Popular children aren’t safe from bullying either. If the bully becomes jealous of this child, watch out!

Factors which eliminate someone from the bullies list: 

  • Large groups of friends often deter bullies.
  • The more confident and assertive a child is, the less likely they will be bullied.

Why do they do it?

plain and simple! Bullies don’t like themselves. Why else would they do it? Happy people don’t go around bullying other people, or trying to control them. They don’t need to. They have a deep sense of security, and a place in the world. Children who feel loved have more friends than enemies.

The bully is one angry, unhappy person, who wants to drop their inner shame all over some one else. These children are seething. They can’t contain the pain anymore, so they go and dump it all over some other kid. What goes in must come out!

‘How dare you be a happy!  I’ll show you..’ 

The power of the bully

For the bully, bullying  is a sick, twisted, sadistic game of power and control. A game where they choose the rules, and the target endures.

‘I don’t like you, and you can’t do anything about it! Ha ha ha!’

What an unequal distribution of power this is, and sadism at it’s best. They’ve distributed all the power, and the target has none.

A bully is a puppeteer pulling all the strings, often turning other children against the target, making up lies to discredit them, and doing everything they can to make the target feel as incompetent and inferior as they feel.

Bullies withhold from their target what every child wants; love, attention, and the bullies approval. For the victim, its like being in a torture chamber!

Targets will do almost anything to make them stop! They may try to appease the bully, seek their approval, do lovely things for the bully. Yet, nothing works! Alternatively, the bully gleefully refuses to back down, and will most likely bully the target for years to come.

School playgrounds are like miniature war zones where nasty words are like tiny grenades being hurled left right and centre, in hope of piercing the soul.

Childhood bullies may never know how unlovable, and how defected they have made their target feel. Ultimately these children will most likely never know the nightmares had, the tears shed, and the anxiety experienced in fear of this perpetrator.

‘One thing I know to be true is that this is not about you! Its all about the bully!’ 

Bullies want their targets to think the issue had with them is in fact about them! Ultimately, the bully wants their target to feel inadequate, insignificant, unimportant and defected, because this is how they feel.

This is the only way a bully knows how to release their pain and suffering.

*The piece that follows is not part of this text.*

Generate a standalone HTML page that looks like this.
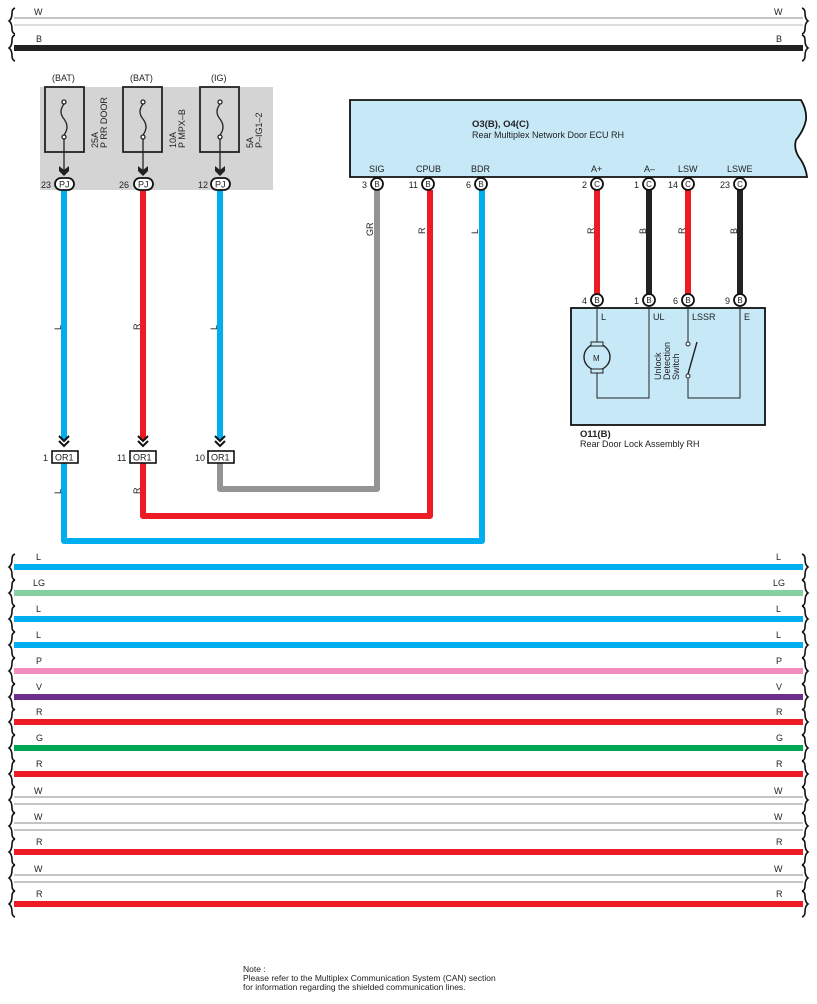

One thing every bully should know, is that they do not know who they are bullying! Full stop…..

Nice clothes, good grades, and a smiley face does not mean someone has a good life, and is free from emotional pain. Some nasty little person could be bullying the most mentally and physically abused person in the classroom, and may never know it.

For all they know, the victim has already been rejected a zillion times over, and may never get up again once this bully is done with them.

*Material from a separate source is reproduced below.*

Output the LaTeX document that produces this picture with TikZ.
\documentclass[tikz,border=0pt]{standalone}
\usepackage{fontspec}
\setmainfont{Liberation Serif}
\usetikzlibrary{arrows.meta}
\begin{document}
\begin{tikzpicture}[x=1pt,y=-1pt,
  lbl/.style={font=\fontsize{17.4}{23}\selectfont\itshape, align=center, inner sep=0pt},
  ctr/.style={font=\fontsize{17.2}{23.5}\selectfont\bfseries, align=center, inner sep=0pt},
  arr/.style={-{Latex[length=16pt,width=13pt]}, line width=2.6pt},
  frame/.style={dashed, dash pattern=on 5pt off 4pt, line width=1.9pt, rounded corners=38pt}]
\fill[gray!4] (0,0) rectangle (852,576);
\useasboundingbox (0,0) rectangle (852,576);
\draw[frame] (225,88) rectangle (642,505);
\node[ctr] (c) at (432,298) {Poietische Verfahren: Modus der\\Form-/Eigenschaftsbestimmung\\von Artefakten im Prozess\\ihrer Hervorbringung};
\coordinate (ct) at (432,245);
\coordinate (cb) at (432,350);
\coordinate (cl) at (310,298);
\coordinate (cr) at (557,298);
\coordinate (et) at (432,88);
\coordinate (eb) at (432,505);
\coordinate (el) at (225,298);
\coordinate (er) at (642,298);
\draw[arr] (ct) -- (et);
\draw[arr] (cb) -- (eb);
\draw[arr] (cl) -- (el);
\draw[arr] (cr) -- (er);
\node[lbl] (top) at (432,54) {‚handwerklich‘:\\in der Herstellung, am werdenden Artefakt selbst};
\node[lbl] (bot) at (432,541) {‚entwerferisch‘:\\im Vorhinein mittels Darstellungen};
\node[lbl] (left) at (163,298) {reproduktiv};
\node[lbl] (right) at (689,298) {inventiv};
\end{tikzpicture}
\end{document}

Kids are mean, its plain and simple. They say nasty things, don’t think before they speak, and generally, they lack understanding.

A child who bullies is quite simply unaware of the impact their behaviour is having on their target.

What the bullied must understand is that the bully is in pain. Somebody is bullying them (and its most likely a parent).  Evidence suggests that bullies are really quite broken, and may end up abusing drugs and alcohol.

Most likely, the school yard bully is dying inside, comes from the school of hard knocks, and can’t fathom that anyone would be stupid enough to take them seriously.  For them, the concept that their existence matters enough for their words, thoughts and opinions to actually affect another person, is hard to comprehend.

Not all children who bully others continue the behaviour into adulthood. A lot of adults deeply regret having ever bullied any of their peers that they once went to school with.

Yet, never the less, the cycle of passing the buck, or passing the pain, hurt, and suffering onwards, continues. What goes in must come out!